Kat takes the slim, silvery laptop from her and looks it over. It’s not new but it’s a much faster model than the one she’s brought from home. She hopes it costs less than two hundred bucks because that’s all the spending money she has. Even that was a parting gift from Saundra; Mom’s more broke than usual after that last-minute plane ticket.
MY last two zoo paychecks were in our account, Kat remembers, getting angry all over again. “It’s a good one,” she says out loud. “How much do I owe you?”
“Not a penny. The last time I taught, my students didn’t use computers. When my friend Marjorie heard that I’m planning to teach a
gain, she insisted on giving us this one. Now come along; you can unpack and settle in while I heat up our dinner.”
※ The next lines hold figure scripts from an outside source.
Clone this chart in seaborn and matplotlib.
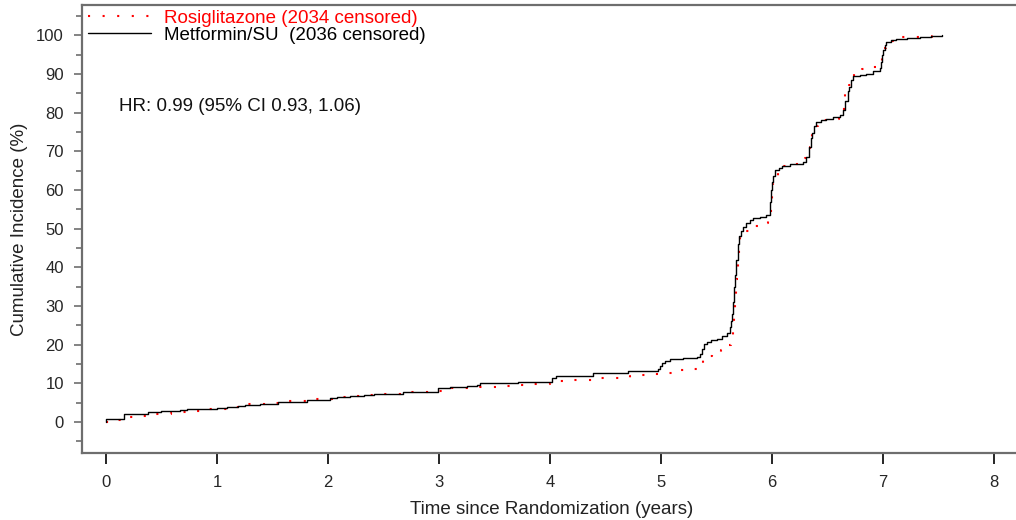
import matplotlib
matplotlib.use("Agg")
import matplotlib.pyplot as plt
from matplotlib.ticker import MultipleLocator
import seaborn as sns

# cumulative incidence curves (years, %)
met_years = [0.0, 0.001, 0.165, 0.29, 0.38, 0.50, 0.67, 0.73, 0.89, 1.00, 1.09, 1.19, 1.25,
             1.39, 1.49, 1.55, 1.81, 2.02, 2.08, 2.20, 2.32, 2.41, 2.68, 2.99, 3.10, 3.25,
             3.34, 3.37, 3.61, 3.71, 4.02, 4.05, 4.39, 4.70, 4.97, 4.99, 5.01, 5.04, 5.08,
             5.14, 5.20, 5.32, 5.35, 5.37, 5.39, 5.41, 5.45, 5.50, 5.55, 5.59, 5.62, 5.63,
             5.64, 5.65, 5.66, 5.67, 5.68, 5.69, 5.70, 5.72, 5.74, 5.77, 5.80, 5.83, 5.89,
             5.95, 5.98, 5.99, 6.00, 6.01, 6.03, 6.06, 6.09, 6.16, 6.28, 6.31, 6.33, 6.35,
             6.36, 6.38, 6.40, 6.44, 6.49, 6.55, 6.61, 6.64, 6.66, 6.68, 6.69, 6.71, 6.73,
             6.79, 6.85, 6.91, 6.97, 6.98, 6.99, 7.00, 7.02, 7.03, 7.07, 7.12, 7.22, 7.33,
             7.43, 7.53]
met_pct = [0.0, 0.8, 2.0, 2.2, 2.5, 2.8, 3.0, 3.3, 3.4, 3.7, 4.0, 4.1, 4.4,
           4.6, 4.8, 5.2, 5.7, 6.3, 6.5, 6.8, 7.0, 7.2, 7.8, 8.7, 9.1, 9.4,
           9.7, 10.0, 10.2, 10.4, 11.3, 12.0, 12.6, 13.3, 13.8, 14.5, 15.2, 15.8, 16.2,
           16.4, 16.6, 16.9, 17.5, 19.0, 20.2, 20.7, 21.1, 21.6, 22.2, 22.9, 24.6, 26.0,
           28.0, 31.0, 35.0, 38.0, 42.0, 46.0, 48.0, 49.5, 50.4, 51.5, 52.2, 52.7, 53.1,
           53.5, 57.0, 60.0, 62.0, 63.5, 65.1, 65.8, 66.2, 66.8, 67.1, 68.6, 71.0, 73.5,
           74.6, 76.5, 77.6, 78.0, 78.4, 78.8, 79.3, 80.6, 83.0, 85.5, 86.6, 88.5, 89.4,
           89.8, 90.1, 90.7, 91.4, 93.0, 94.8, 96.1, 97.5, 98.3, 98.8, 99.1, 99.4, 99.6,
           99.8, 100.0]

rosi_years = [0.0, 0.09, 0.18, 0.28, 0.38, 0.48, 0.59, 0.69, 0.79, 0.88, 0.99, 1.09, 1.28,
              1.39, 1.49, 1.60, 1.80, 2.11, 2.21, 2.32, 2.42, 2.74, 2.95, 3.04, 3.14, 3.37,
              3.58, 3.69, 3.79, 4.00, 4.09, 4.20, 4.30, 4.41, 4.72, 4.83, 4.93, 5.02, 5.11,
              5.21, 5.32, 5.34, 5.36, 5.38, 5.46, 5.54, 5.60, 5.63, 5.645, 5.66, 5.67, 5.68,
              5.69, 5.70, 5.71, 5.76, 5.82, 5.89, 5.96, 5.985, 5.99, 5.997, 6.01, 6.03, 6.05,
              6.07, 6.10, 6.19, 6.28, 6.30, 6.32, 6.34, 6.36, 6.38, 6.41, 6.44, 6.49, 6.60,
              6.63, 6.65, 6.66, 6.69, 6.71, 6.74, 6.81, 6.91, 6.97, 6.99, 7.01, 7.03, 7.12,
              7.33, 7.44, 7.50]
rosi_pct = [0.0, 0.5, 1.4, 1.6, 2.0, 2.2, 2.4, 2.5, 2.9, 3.3, 3.4, 4.0, 4.6,
            4.7, 5.0, 5.4, 5.9, 6.5, 6.8, 7.0, 7.2, 7.8, 8.1, 8.8, 8.9, 9.1,
            9.3, 9.6, 9.8, 10.2, 10.6, 10.8, 11.0, 11.4, 12.0, 12.1, 12.3, 12.8, 13.4,
            13.7, 13.9, 14.5, 15.3, 17.1, 17.9, 18.6, 19.9, 21.6, 23.8, 28.1, 32.0, 37.1,
            41.0, 45.0, 47.9, 49.4, 50.6, 51.5, 52.4, 54.2, 56.3, 60.5, 61.8, 62.8, 64.5,
            65.5, 66.3, 66.7, 67.1, 68.2, 69.3, 71.1, 74.9, 76.5, 77.5, 78.0, 78.4, 79.0,
            80.5, 82.8, 85.0, 87.1, 89.0, 90.6, 91.2, 91.9, 93.0, 94.5, 96.7, 98.6, 99.5,
            99.6, 99.8, 100.0]

rosi_label = "Rosiglitazone (2034 censored)"
met_label = "Metformin/SU  (2036 censored)"
hr_text = "HR: 0.99 (95% CI 0.93, 1.06)"

sns.set_theme(style="white")
plt.rcParams["font.family"] = ["Liberation Sans", "DejaVu Sans"]

fig = plt.figure(figsize=(10.16, 5.2), dpi=100)
ax = fig.add_axes([0.0807, 0.1288, 0.925, 0.8615])

sns.lineplot(x=rosi_years, y=rosi_pct, ax=ax, estimator=None, sort=False,
             drawstyle="steps-post", color="red", linewidth=1.5,
             linestyle=(0, (1, 6)), label=rosi_label)
sns.lineplot(x=met_years, y=met_pct, ax=ax, estimator=None, sort=False,
             drawstyle="steps-post", color="black", linewidth=1.0,
             label=met_label)

ax.set_xlim(-0.216, 8.25)
ax.set_ylim(-8.0, 107.8)
ax.set_xticks(range(0, 9))
ax.yaxis.set_major_locator(MultipleLocator(10))
ax.yaxis.set_minor_locator(MultipleLocator(5))
ax.set_yticks(range(0, 101, 10))

for side in ["left", "bottom", "top"]:
    ax.spines[side].set_color("#6e6e6e")
    ax.spines[side].set_linewidth(1.6)
ax.spines["right"].set_visible(False)

ax.tick_params(axis="y", which="major", length=6, width=1.2, color="#6e6e6e",
               labelsize=12, pad=7, left=True)
ax.tick_params(axis="y", which="minor", length=4, width=1.2, color="#6e6e6e", left=True)
ax.tick_params(axis="x", which="major", length=8, width=1.2, color="black",
               labelsize=12, pad=8, bottom=True)

ax.set_xlabel("Time since Randomization (years)", fontsize=13.5, color="#222222", labelpad=8)
ax.set_ylabel("Cumulative Incidence (%)", fontsize=13.5, color="#222222", labelpad=6)

ax.text(0.12, 81.7, hr_text, fontsize=13.5, color="#111111", va="center", ha="left")

leg = ax.legend(loc="upper left", bbox_to_anchor=(0.0, 1.002), frameon=False,
                fontsize=13.5, handlelength=3.4, handletextpad=0.65,
                labelspacing=-0.02, borderaxespad=0.0, borderpad=0.3)
for txt, col in zip(leg.get_texts(), ["red", "black"]):
    txt.set_color(col)

fig.savefig("out.png", dpi=100)
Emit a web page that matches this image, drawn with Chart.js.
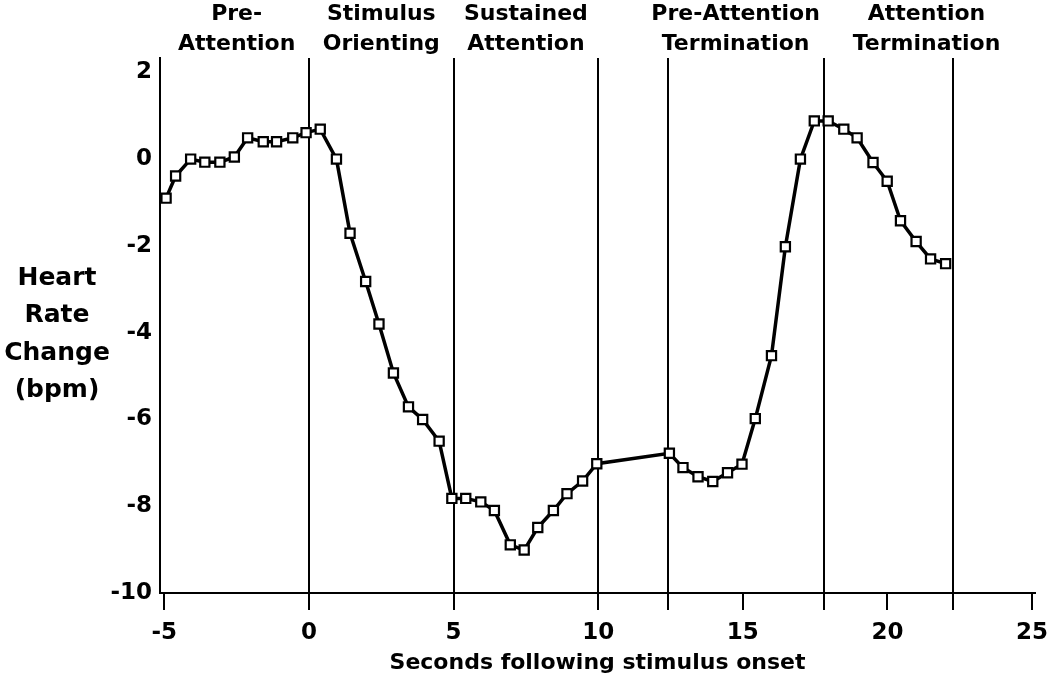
<!DOCTYPE html>
<html>
<head>
<meta charset="utf-8">
<script src="https://cdn.jsdelivr.net/npm/chart.js@4/dist/chart.umd.min.js"></script>
<style>
  html, body { margin: 0; padding: 0; background: #fff; }
  #wrap { width: 1050px; height: 687px; }
</style>
</head>
<body>
<div id="wrap"><canvas id="hrChart" width="1050" height="687"></canvas></div>
<script>
// seconds following stimulus onset
const timeSec = [-4.94, -4.61, -4.09, -3.6, -3.08, -2.58, -2.12, -1.58, -1.12, -0.56, -0.1, 0.39,
    0.95, 1.42, 1.96, 2.42, 2.92, 3.44, 3.93, 4.5, 4.94, 5.42, 5.94, 6.41, 6.96, 7.44, 7.91,
    8.45, 8.92, 9.46, 9.95, 12.46, 12.93, 13.45, 13.96, 14.47, 14.97, 15.43, 15.99, 16.47,
    16.99, 17.47, 17.95, 18.49, 18.95, 19.5, 19.99, 20.45, 20.99, 21.49, 22.01];

// heart rate change (bpm)
const hrChange = [-0.9, -0.39, 0.0, -0.07, -0.07, 0.05, 0.49, 0.4, 0.4, 0.49, 0.61, 0.69,
    0.0, -1.71, -2.82, -3.8, -4.93, -5.71, -6.0, -6.5, -7.82, -7.82, -7.9, -8.1, -8.89, -9.01, -8.49,
    -8.1, -7.71, -7.42, -7.02, -6.78, -7.11, -7.32, -7.43, -7.23, -7.03, -5.98, -4.53, -2.02,
    0.0, 0.88, 0.88, 0.69, 0.49, -0.08, -0.51, -1.42, -1.9, -2.3, -2.41];

// phase boundary lines (seconds) and phase names, with the second each name is centred on
const phaseBounds = [0, 5, 10, 12.4, 17.8, 22.25];
const phaseNames = [
    ['Pre-', 'Attention'],
    ['Stimulus', 'Orienting'],
    ['Sustained', 'Attention'],
    ['Pre-Attention', 'Termination'],
    ['Attention', 'Termination']
];
const phaseNameAt = [-2.5, 2.5, 7.5, 14.75, 21.35];

const xTitle = 'Seconds following stimulus onset';
const yTitle = ['Heart', 'Rate', 'Change', '(bpm)'];

const FONT = 'DejaVu Sans';
const tickFont = { family: FONT, size: 23, weight: 'bold' };

const phasePlugin = {
    id: 'phases',
    beforeDatasetsDraw(chart) {
        const ctx = chart.ctx;
        const area = chart.chartArea;
        const xs = chart.scales.x;
        ctx.save();
        ctx.strokeStyle = '#000';
        ctx.lineWidth = 2;
        phaseBounds.forEach(v => {
            const px = Math.round(xs.getPixelForValue(v));
            ctx.beginPath();
            ctx.moveTo(px, area.top);
            ctx.lineTo(px, area.bottom + 17);
            ctx.stroke();
        });
        ctx.restore();
    },
    afterDraw(chart) {
        const ctx = chart.ctx;
        const area = chart.chartArea;
        const xs = chart.scales.x;
        ctx.save();
        ctx.fillStyle = '#000';
        ctx.textAlign = 'center';
        ctx.textBaseline = 'middle';

        ctx.font = 'bold 22px "' + FONT + '"';
        phaseNames.forEach((lines, i) => {
            const cx = xs.getPixelForValue(phaseNameAt[i]);
            ctx.fillText(lines[0], cx, 14);
            ctx.fillText(lines[1], cx, 44);
        });

        // x title
        ctx.fillText(xTitle, (area.left + area.right) / 2, 663);

        // y title
        ctx.font = 'bold 25px "' + FONT + '"';
        yTitle.forEach((t, i) => {
            ctx.fillText(t, 57, 278 + i * 37.5);
        });
        ctx.restore();
    }
};

const config = {
    type: 'line',
    data: {
        datasets: [{
            data: timeSec.map((t, i) => ({ x: t, y: hrChange[i] })),
            borderColor: '#000',
            borderWidth: 3.5,
            tension: 0,
            pointStyle: 'rect',
            pointRadius: 6.5,
            pointBorderWidth: 2.2,
            pointBorderColor: '#000',
            pointBackgroundColor: '#fff'
        }]
    },
    options: {
        responsive: false,
        animation: false,
        layout: { padding: { top: 58, right: 15, left: 0, bottom: 0 } },
        plugins: {
            legend: { display: false },
            tooltip: { enabled: false }
        },
        scales: {
            x: {
                type: 'linear',
                min: -5.15,
                max: 25.1,
                ticks: {
                    stepSize: 5,
                    includeBounds: false,
                    color: '#000',
                    font: tickFont,
                    padding: 9,
                    maxRotation: 0
                },
                grid: {
                    drawOnChartArea: false,
                    drawTicks: true,
                    tickLength: 17,
                    color: '#000',
                    lineWidth: 2
                },
                border: { color: '#000', width: 2 },
                afterFit(s) {
                    s.height = 94;
                    s.paddingLeft = 0;
                    s.paddingRight = 0;
                }
            },
            y: {
                min: -10,
                max: 2.33,
                ticks: {
                    stepSize: 2,
                    includeBounds: false,
                    color: '#000',
                    font: tickFont,
                    padding: 0
                },
                grid: { display: false },
                border: { color: '#000', width: 2 },
                afterFit(s) {
                    s.width = 160;
                    s.paddingTop = 0;
                    s.paddingBottom = 0;
                }
            }
        }
    },
    plugins: [phasePlugin]
};

const myChart = new Chart(document.getElementById('hrChart'), config);
</script>
</body>
</html>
Kat pulls her suitcases into a small guest room off the kitchen—bed, chest of drawers, wooden floors with fluffy white rug by the bed, nightstand with a vase of fragrant white roses. White sheets, white towels, white blanket, white soap. Everything in the tidy little room is white. Everything except Kat, her clothes, and her new teacher, whose eyes take in all the black stuff Kat starts arranging in the empty drawers.
“I’ll give you a shout when dinner’s on the table,” she says, and leaves Kat to it.
Kat finishes unpacking before she turns on her phone. Immediately, texts swoop in from Mom.
Did you make it, darling?
Kat?
Did you land?
Text when you get this.
How’s Ms. Jones?
Come on, Kat. Are you going to stay mad the whole time you’re gone?
And from Saundra: Text your mom, Filhote. Cut her some slack.
Kat sighs and answers both of them at once: Made it. Tired. Good night. She puts her phone back on airplane mode before they can answer.
Nothing from Brittany or Amber, but they’re not daily-contact friends. They text only when there’s a biology assignment due or an ACT prep session to attend. Kat’s never visited their homes and they certainly haven’t come to her apartment. She’s not sure they know she’s in Boston, or whether she’ll even tell them. By now, Sanger students have probably heard something from a teacher or a staff member like “Katina King will be taking a break until the end of the semester.” She can imagine Dr. Mitchell telling everyone to “give her space and honor her privacy.”
Vomit. Puke. The entire school is lifting that Wolf’s fist high in the air. And the winner is—
“Katina! Dinner!”
The table is set with two bowls of piping-hot stew. Tender, sautéed greens and black-eyed beans. Steaming rice. Chocolate cake, too, from scratch, with WELCOME, KATINA in icing swirls across the top.